There is a (somewhat) new initiative making its way through the Massachusetts state legislature which would hopefully provide the necessary data for the Attorney General to begin performing the statistical analysis it is required to do (at least for such killings in Massachusetts). On January 16, 2015, a bill was presented to the House of Representatives by Rep. Denise Provost of the 27th Middlesex District which would require, among many other things, "[e]ach police officer in this State [to] be equipped with a personal audio-video recording device." Four days after the bill was proposed, it was referred to the Joint Committee on Public Safety and Homeland Security. The bill appears to have received little attention in the media until recently, when Senate President Stanley Rosenberg called on the legislature to consider funding the initiative, providing local law enforcement with the means to try the devices. Even if the legislature chooses not to provide such funding, there is still federal funding to be had; in May the Department of Justice authorized $20 million in federal funding to aid local law enforcement agencies to obtain, and implement the use of, body cams.

Whether the money ultimately comes from the feds, the state legislature, or both, it seems likely that the implementation of body cams will occur in the very near future (some departments have already implemented them). For example, the Massachusetts Chiefs of Police Association has indicated its approval of the use of body cams, although it currently takes issue with the bill currently before the state legislature. Attorney General Maura Healey has indicated she would also be open to the initiative. Despite this support, Governor Charlie Baker has expressed skepticism to the idea because of "new privacy concerns" which would arise from their use. That said, any "privacy concerns" associated with the body cams are likely diminished by certain provisions in the bill, as it currently exists, requiring law enforcement to "inform the individual…that the audio and visual content of the interaction is being captured on film." Additionally, the bill states "[i]f an individual does not want his or her interaction" to be recorded, "the officer… interacting with the individual shall turn off their personal audio-video recording device."

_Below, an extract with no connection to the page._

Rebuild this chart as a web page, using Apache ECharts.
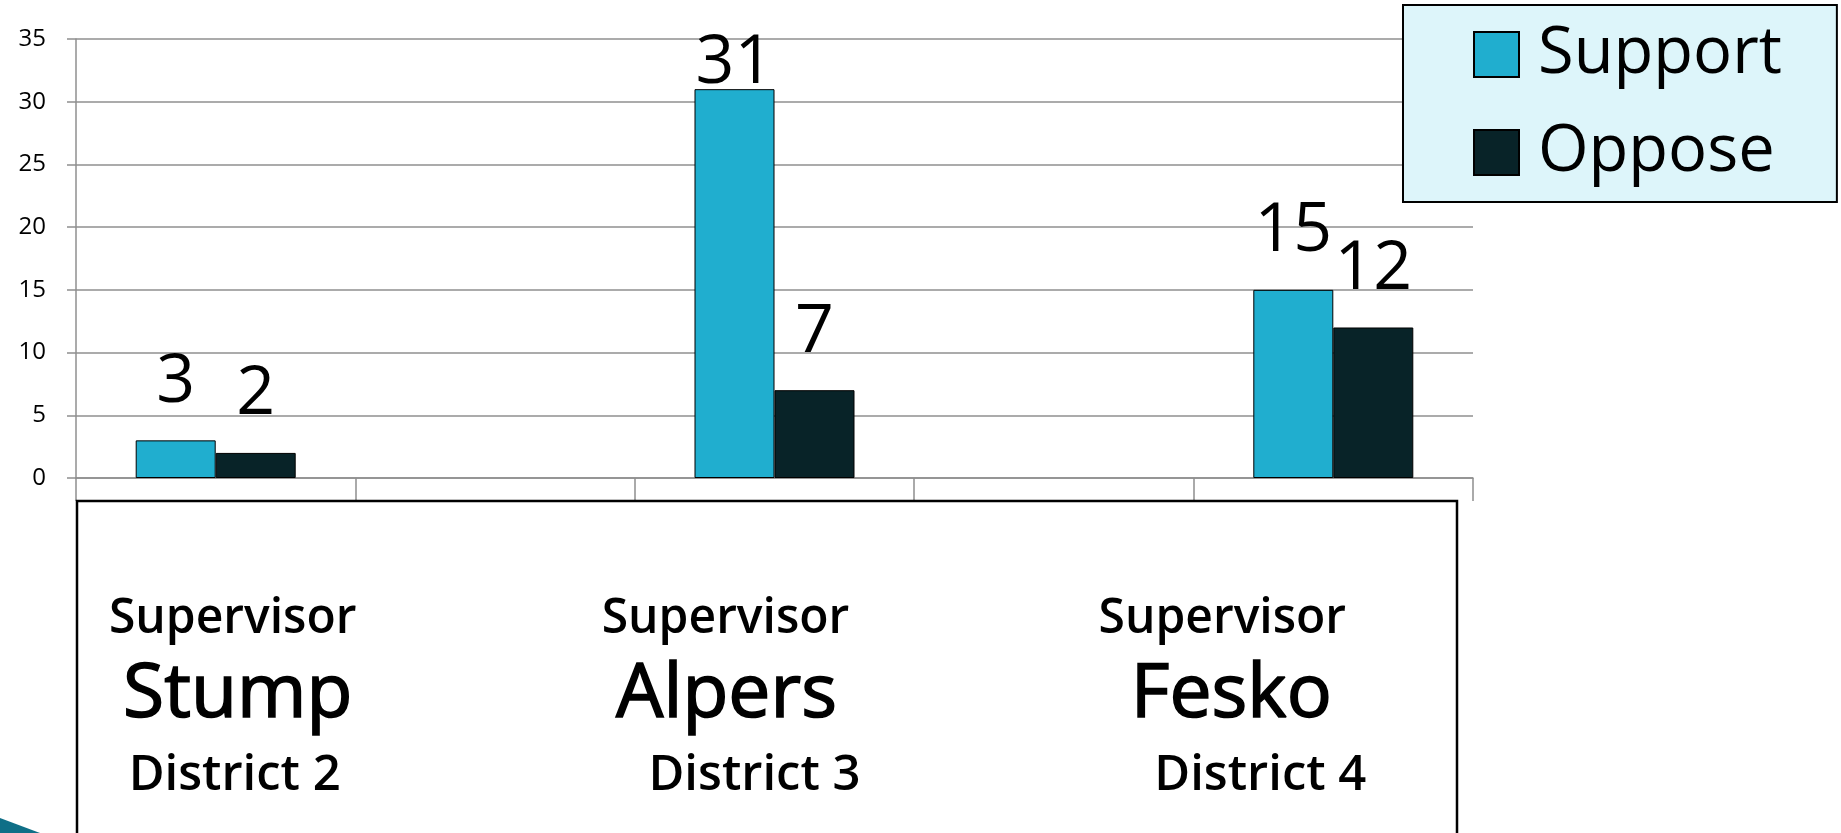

We may forget at times, but police officers, like the rest of us, are human. Perception is oftentimes imperfect, especially in rapidly developing, high pressure situations. The ability to perfectly recall what occurred during an encounter, be it from the perspective of the civilian or the officer, is all but impossible. Whether a routine traffic stop, the execution of a search warrant, responding to a domestic dispute, or, perhaps most importantly, when the use of force is employed during any of the above, the use of body cams would have the effect of helping to ensure that the event or encounter is properly and accurately recorded.

As a criminal defense attorney, I see time and time again important discrepancies between the manner in which an encounter is described by a client compared with the way in which the same encounter is described by law enforcement in a post-hoc report (often authored days or weeks after the encounter occurred). Whether the discrepancies are attributable to intentional misinformation, imperfect memory, or a combination of both, systems must be put in place to help ameliorate the effect of such differences. A defendant's freedom should not turn merely on a single statement in a police report based upon imperfect recall of an event occurring sometime prior, especially where we have the means to ensure accurate and appropriate recording and documentation of those events. Moreover, law enforcement will also benefit from the implementation of these body cams because they will help to weed out frivolous claims of excessive force or unconstitutional actions by persons subject to police interactions. Lately, there have been groups, such as WeCopWatch or the Network for the Elimination of Police Violence (who may have their own agendas), who have promoted the use of cell phones cameras to capture law enforcement interactions. The body cams will law enforcement to counter those groups if they attempt to alter, doctor or edit such cell phone camera footage.

Either way, the bottom line is this: what can inculpate can just as easily exculpate. While body cams will allow a better record when law enforcement uses excessive force or inappropriate tactics, so too will they allow law enforcement to protect themselves from unfounded claims of police brutality or unconstitutional behavior in the same way.